Этот в общем рассудочный характер токугавской литературы особенно ярко и отчетливо сказывается в нравоучительном, назидательном тоне очень многих произведений. Целая полоса токугавского творчества идет под знаком таких дидактических тенденций. Горожане любили не только гулять в Ёсивара, но и морализировать. И даже — где угодно: в той же Ёсивара. Только их морализирование носило особый характер: это не была проповедь, идущая из глубины согретого верою и убеждением сердца; это не было твердое установление объективных моральных истин; это не было воздействием на этическую сферу человека с помощью художественных средств; это было большею частью рассудочное резонерство.
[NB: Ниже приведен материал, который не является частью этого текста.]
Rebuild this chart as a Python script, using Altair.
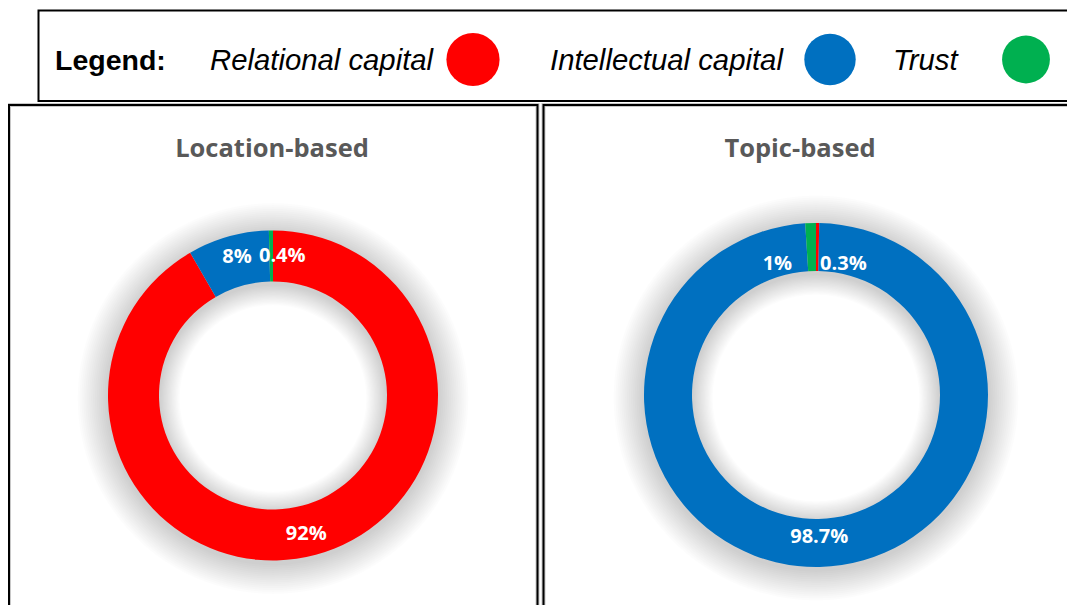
import math
import altair as alt
import pandas as pd

# ---- data ----
categories = ["Relational capital", "Intellectual capital", "Trust"]
colors = ["#FF0000", "#0070C0", "#00B050"]
location_values = [92, 8, 0.4]
location_labels = ["92%", "8%", "0.4%"]
topic_values = [0.3, 98.7, 1]
topic_labels = ["0.3%", "98.7%", "1%"]
panel_titles = ["Location-based", "Topic-based"]

loc_df = pd.DataFrame({"category": categories, "value": location_values,
                       "label": location_labels, "order": [0, 1, 2]})
top_df = pd.DataFrame({"category": categories, "value": topic_values,
                       "label": topic_labels, "order": [0, 1, 2]})

color_scale = alt.Scale(domain=categories, range=colors)
dummy = alt.Data(values=[{"a": 1}])

W, H = 1059, 597
layers = []

# panel frames
def frame(x0, y0, x1, y1, sw_black=2, grey=True):
    out = []
    if grey:
        out.append(alt.Chart(dummy).mark_rect(fill=None, stroke="#c8c8c8", strokeWidth=4).encode(
            x=alt.value(x0), x2=alt.value(x1), y=alt.value(y0), y2=alt.value(y1)))
    out.append(alt.Chart(dummy).mark_rect(fill=None, stroke="black", strokeWidth=sw_black).encode(
        x=alt.value(x0), x2=alt.value(x1), y=alt.value(y0), y2=alt.value(y1)))
    return out

layers += frame(1, 97, 529.5, 700)
layers += frame(535.5, 97, 1100, 700)
layers += frame(30.5, 2.5, 1100, 93, sw_black=2, grey=False)

# donuts
donuts = [
    dict(df=loc_df, cx=265, cy=387.5, ro=165, ri=114,
         offs={"Relational capital": (-3, 4), "Intellectual capital": (2, -4), "Trust": (11, 0)},
         title=panel_titles[0], tx=264),
    dict(df=top_df, cx=808, cy=387, ro=172, ri=124,
         offs={"Relational capital": (26, 17), "Intellectual capital": (0, -6), "Trust": (-34, 17)},
         title=panel_titles[1], tx=792),
]

for d in donuts:
    cx, cy, ro, ri = d["cx"], d["cy"], d["ro"], d["ri"]
    # soft shadow
    for k in range(1, 17):
        layers.append(alt.Chart(dummy).mark_arc(
            theta=0, theta2=2 * math.pi, radius=ro + 1.9 * k, radius2=max(ri - 1.3 * k, 0),
            color="black", opacity=0.010).encode(x=alt.value(cx), y=alt.value(cy + 3)))
    # ring
    layers.append(alt.Chart(d["df"]).mark_arc(radius=ro, radius2=ri).encode(
        theta=alt.Theta("value:Q", stack=True),
        color=alt.Color("category:N", scale=color_scale, legend=None),
        order=alt.Order("order:Q"),
        x=alt.value(cx), y=alt.value(cy)))
    # labels
    rmid = (ro + ri) / 2
    for cat in categories:
        dx, dy = d["offs"][cat]
        layers.append(alt.Chart(d["df"]).transform_calculate(
            txt=f"datum.category == '{cat}' ? datum.label : ''"
        ).mark_text(radius=rmid, font="Open Sans", fontSize=20, fontWeight="bold",
                    color="white", dx=dx, dy=dy, align="center", baseline="middle").encode(
            theta=alt.Theta("value:Q", stack=True),
            order=alt.Order("order:Q"),
            text="txt:N",
            x=alt.value(cx), y=alt.value(cy)))
    # title
    layers.append(alt.Chart(dummy).mark_text(
        text=d["title"], font="Open Sans", fontSize=25.5, fontWeight="bold", color="#595959",
        align="center", baseline="alphabetic").encode(x=alt.value(d["tx"]), y=alt.value(149)))

# legend
layers.append(alt.Chart(dummy).mark_text(
    text="Legend:", font="Liberation Sans", fontSize=28.5, fontWeight="bold", color="black",
    align="left", baseline="alphabetic").encode(x=alt.value(47), y=alt.value(62)))
legend_text_x = [202, 542, 885]
legend_dot_x = [465, 822, 1018]
legend_dot_r = [30, 29, 27]
for cat, col, tx, dxp, r in zip(categories, colors, legend_text_x, legend_dot_x, legend_dot_r):
    layers.append(alt.Chart(dummy).mark_text(
        text=cat, font="Liberation Sans", fontSize=29.3, fontStyle="italic", color="black",
        align="left", baseline="alphabetic").encode(x=alt.value(tx), y=alt.value(62)))
    layers.append(alt.Chart(dummy).mark_point(
        shape="circle", filled=True, color=col, opacity=1, size=math.pi * r * r).encode(
        x=alt.value(dxp), y=alt.value(51.5)))

chart = alt.layer(*layers).resolve_scale(theta="independent").properties(
    width=W, height=H, padding=0, autosize=alt.AutoSizeParams(type="none")
).configure_view(stroke=None)

chart.save("out.html", embed_options={"renderer": "svg", "actions": False})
Эдоский моралист был не проповедник, пылающий воодушевлением; ие ученый, решительно утверждающий принцип; не поэт, влекущий чарами своих построений; это был педант-резонер. Дальше «мещанской» морали, по существу, эдоские горожане не пошли; и дальше простого резоперства в своих действиях не продвинулись. Свойственная им рассудочная стихия накладывала на все свою печать.
Типичным представителем этого уклада был знаменитый романист Бакин. Он явно хотел быть не столько писателем, сколько воспитателем; он стремился, по его собственному слову, «побуждать к добру и предостерегать от зла». Это было руководящим правилом всей его писательской деятельности. Поэтому он в своих романах стремился давать не тех людей, какие бывают в действительности, но тех, которые могли бы служить образцами или идеалами. Чтобы «побудить к добру», ои стремился выводить в своих писаниях «современных» людей, могущих служить идеалом с какой-либо стороны; чтобы «предостеречь от зла», он рисовал ужасных злодеев, долженствующих оттолкнуть читателей от всего дурного. Игараси утверждает, что романы Бакина переполнены гиперболически трактованными фигурами и образами добродетельных героев и страшных злодеев и не знают только одного: живых людей [5]. По этой же причине и морализирующее воздействие их было особым: вся мораль Бакина апеллировала не к живому чувству, но исключительно к рассудку.